Personal information
- Born: 6 June 1956 Brandenburg an der Havel, East Germany
- Height: 1.83 m (6 ft 0 in)
- Weight: 73 kg (161 lb)

Sport
- Sport: Swimming
- Club: ASK Vorwärts Rostock

Medal record
Men's swimming
Representing East Germany
World Championships
| Bronze medal – third place | 1973 Belgrade | 100 m backstroke |
European Championships
| Silver medal – second place | 1974 Vienna | 100 m backstroke |
| Silver medal – second place | 1977 Jönköping | 4×100 m medley |
| Bronze medal – third place | 1974 Vienna | 4×100 m freestyle |

= Lutz Wanja =

East German swimmer

Lutz Wanja (born 6 June 1956) is a retired German backstroke swimmer who won a bronze medal at the 1973 World Aquatics Championships. He also won three medals at LEN European Aquatics Championships in 1974 and 1977. He competed at the 1972 and 1976 Summer Olympics in the 100 m and 200 m backstroke with the best achievement of fifth place in the 100 m backstroke in 1976.

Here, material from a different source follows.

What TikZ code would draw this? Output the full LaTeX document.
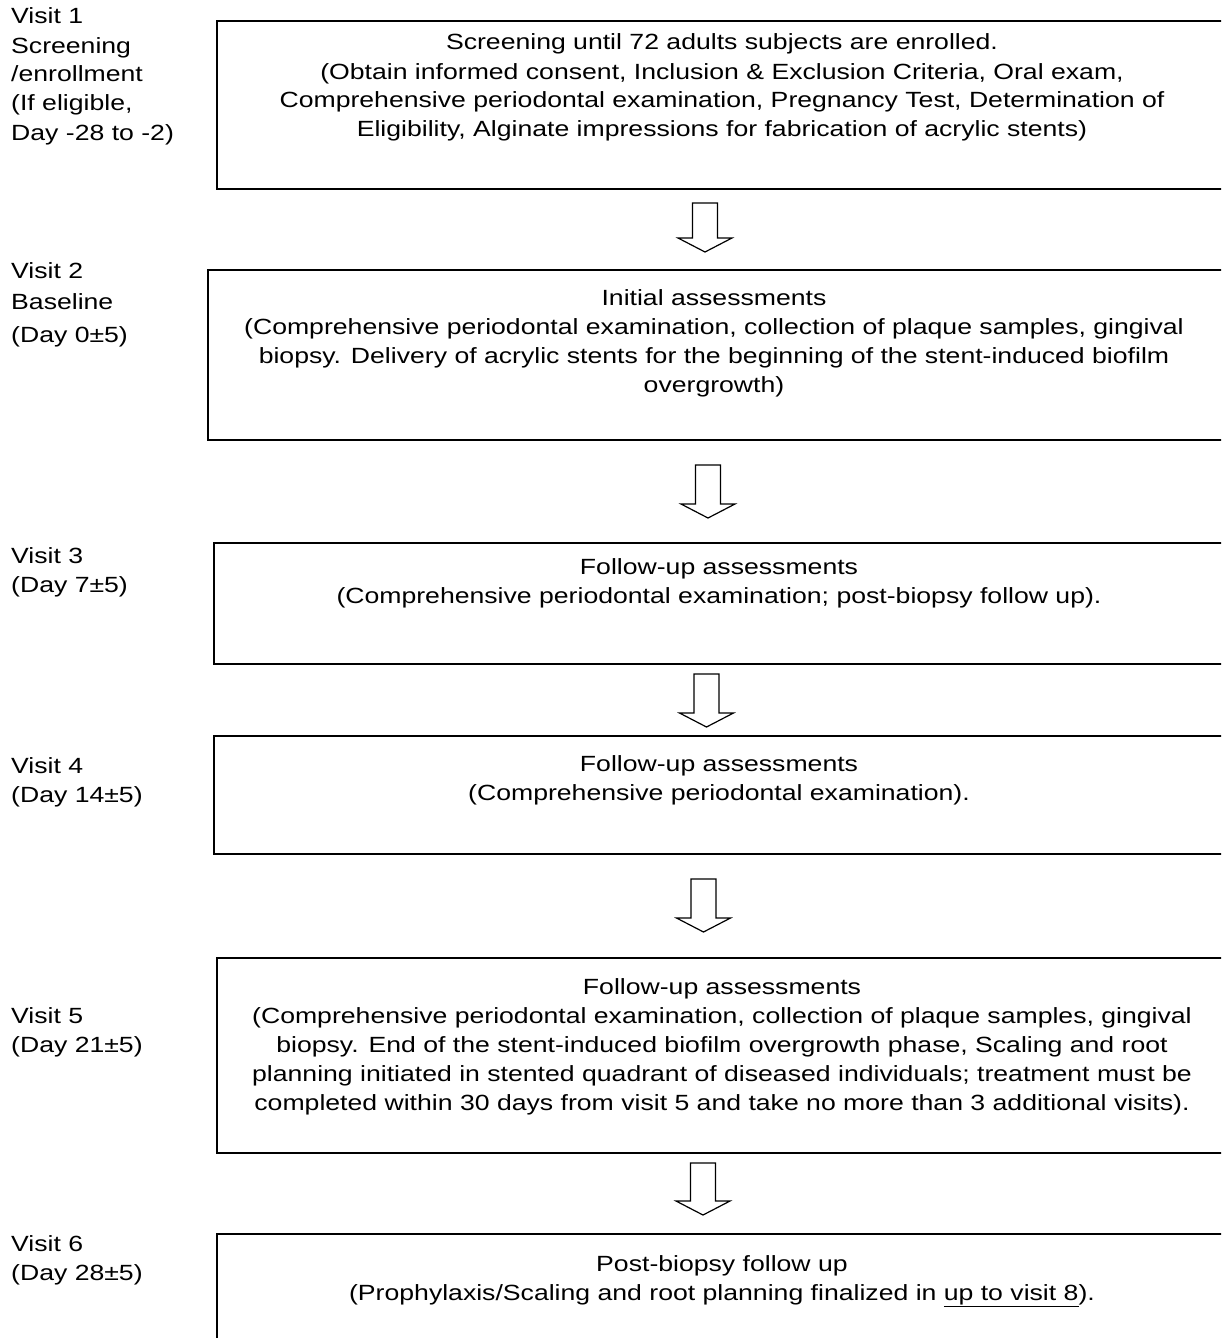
\documentclass[tikz,border=0pt]{standalone}
\usepackage{fontspec}
\setmainfont[FakeStretch=1.21]{Liberation Sans}
\usetikzlibrary{fit}
\tikzset{
  box/.style={draw=black, line width=2pt, inner sep=0pt},
  txt/.style={inner sep=0pt, anchor=base, font=\fontsize{22}{29}\selectfont},
  lbl/.style={inner sep=0pt, anchor=base west, font=\fontsize{22}{29}\selectfont},
  barrow/.style={draw=black, line width=1.2pt, fill=white, line join=miter}
}
\newcommand\blockarr[3]{%
  \draw[barrow] (#1-12.5,#2) -- (#1+12.5,#2) -- (#1+12.5,#3-14) -- (#1+27,#3-14)
    -- (#1,#3) -- (#1-27,#3-14) -- (#1-12.5,#3-14) -- cycle;}
\newcommand\ctext[1]{\parbox[t]{1100pt}{\centering #1}}
\newcommand\ltext[1]{\parbox[t]{300pt}{\raggedright #1}}
\begin{document}
\begin{tikzpicture}[x=1pt,y=-1pt]
\useasboundingbox (0,0) rectangle (1221,1338);
\clip (0,0) rectangle (1221,1338);
\fill[white] (0,0) rectangle (1221,1338);

% boxes
\node[box, fit={(217,21) (1228,189)}] (b1) {};
\node[box, fit={(208,270) (1228,440)}] (b2) {};
\node[box, fit={(214,543) (1228,664)}] (b3) {};
\node[box, fit={(214,736) (1228,854)}] (b4) {};
\node[box, fit={(217,958) (1228,1153)}] (b5) {};
\node[box, fit={(217,1234) (1228,1350)}] (b6) {};

% box texts
\node[txt] (t1) at (722,50) {\ctext{Screening until 72 adults subjects are enrolled.\\
(Obtain informed consent, Inclusion \& Exclusion Criteria, Oral exam,\\
Comprehensive periodontal examination, Pregnancy Test, Determination of\\
Eligibility, Alginate impressions for fabrication of acrylic stents)}};
\node[txt] (t2) at (714,305) {\ctext{Initial assessments\\
(Comprehensive periodontal examination, collection of plaque samples, gingival\\
biopsy. Delivery of acrylic stents for the beginning of the stent-induced biofilm\\
overgrowth)}};
\node[txt] (t3) at (719,574) {\ctext{Follow-up assessments\\
(Comprehensive periodontal examination; post-biopsy follow up).}};
\node[txt] (t4) at (719,771) {\ctext{Follow-up assessments\\
(Comprehensive periodontal examination).}};
\node[txt] (t5) at (722,994) {\ctext{Follow-up assessments\\
(Comprehensive periodontal examination, collection of plaque samples, gingival\\
biopsy. End of the stent-induced biofilm overgrowth phase, Scaling and root\\
planning initiated in stented quadrant of diseased individuals; treatment must be\\
completed within 30 days from visit 5 and take no more than 3 additional visits).}};
\node[txt] (t6) at (722,1271) {\ctext{Post-biopsy follow up\\
(Prophylaxis/Scaling and root planning finalized in \underline{up to visit 8}).}};

% left labels
\node[lbl] (l1) at (11,24) {\ltext{Visit 1\\Screening\\/enrollment\\(If eligible,\\Day -28 to -2)}};
\node[lbl] (l2) at (11,278) {\ltext{Visit 2\\[2pt]Baseline\\[4pt](Day 0±5)}};
\node[lbl] (l3) at (11,563) {\ltext{Visit 3\\(Day 7±5)}};
\node[lbl] (l4) at (11,773) {\ltext{Visit 4\\(Day 14±5)}};
\node[lbl] (l5) at (11,1023) {\ltext{Visit 5\\(Day 21±5)}};
\node[lbl] (l6) at (11,1251) {\ltext{Visit 6\\(Day 28±5)}};

% block arrows
\blockarr{705}{203}{252}
\blockarr{708}{465}{518}
\blockarr{706.5}{674}{727}
\blockarr{703.5}{879}{932}
\blockarr{703}{1163}{1215}
\end{tikzpicture}
\end{document}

After retirement, Wanja worked as a swimming coach and was involved in the East German doping program. In particular, Jörg Hoffmann admitted in 1988 that Wanja gave him the anabolic steroid Oral-Turinabol.

His wife, Barbara Krause, is a German former Olympic swimmer. Their son, Robert Wanja (born ca. 1983), is also a competitive backstroke swimmer.